根子上的問題解決了,一切逐漸的又都順應了,環境也變了。先後有十幾人跟我學法煉功,我丈夫也開始煉功了,我們成立了學法小組和煉功點,集體學法,集體煉功。而且把我能接觸到的七二零之前的老學員,有煉的有不煉的,通過切磋使他們又走入正法修煉中來。當然了,這一切都是師父在做,我時時告誡自己,如果沒有師父的下世正法,傳法度人,整個宇宙中的生命都要毀滅,我又能做的了甚麼呢?我只是引導有緣人得法,做一個大法徒該做的。

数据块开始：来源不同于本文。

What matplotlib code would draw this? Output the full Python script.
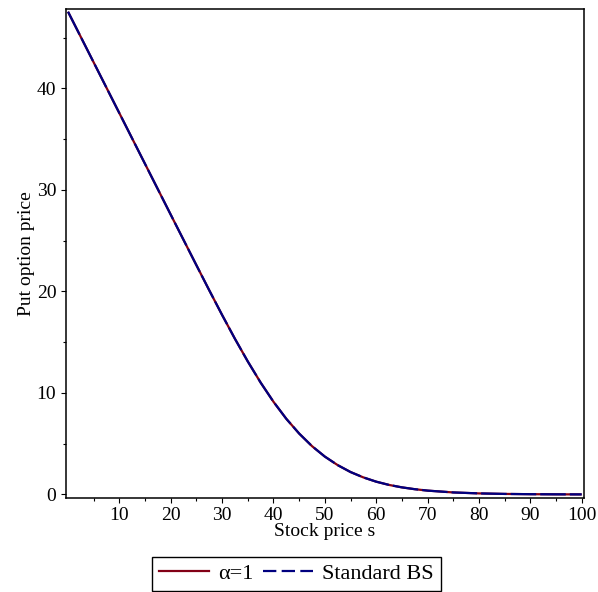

在這裏也感謝國外的同修不斷的打來電話,揭露邪惡並曝光邪惡,也震懾了邪惡。我回來後也不斷的在親屬中講真相,揭露邪惡,並且不斷的對著丈夫發正念,去掉怨恨的心理,慈悲的對待他。我現在認識到「揭露邪惡,曝光邪惡的重要」。
我零五年起又從新開始背法,背完一遍就通讀一段時間,現在也背了四、五遍了。我覺的背法與通讀完全不同,背法時只有完全入心才能背下來,而背法的感受也很強,我現在想,在魔難中,如果沒有以前的學法背法的基礎,也許很難走過來的,那時候我背法背到第六講,就背不下去,怎麼也背不下去了。那就是一大關。我們只有學好法,才能做好師父要我們走的三件事,才能更好的同化法。
我也找到了很多不足,為甚麼邪惡在迫害我們時要毀書呢?現在認識到了,主要是自己平時不敬師敬法造成的。把大法書當成常人的書隨便放,躺著看書,趴著看書,現在這些不足都去掉了,但學法時,經常有睏魔干擾,特別是集體學法時干擾很大,現在我在不斷的抑制它,解體它。在講真相,促三退這件事上,自己雖然能時時都想著救度世人,現在也感到師父在利用各種環境,把有緣人弄到我跟前要我救度他,但有時容易人心起作用使有緣人失去被救度的機會。
我知道離師父的要求,自己還差的很遠,請師父放心,我一定嚴格要求自己,更加努力做好三件事,做一個讓師父放心的弟子,寫的不好,請同修慈悲指正。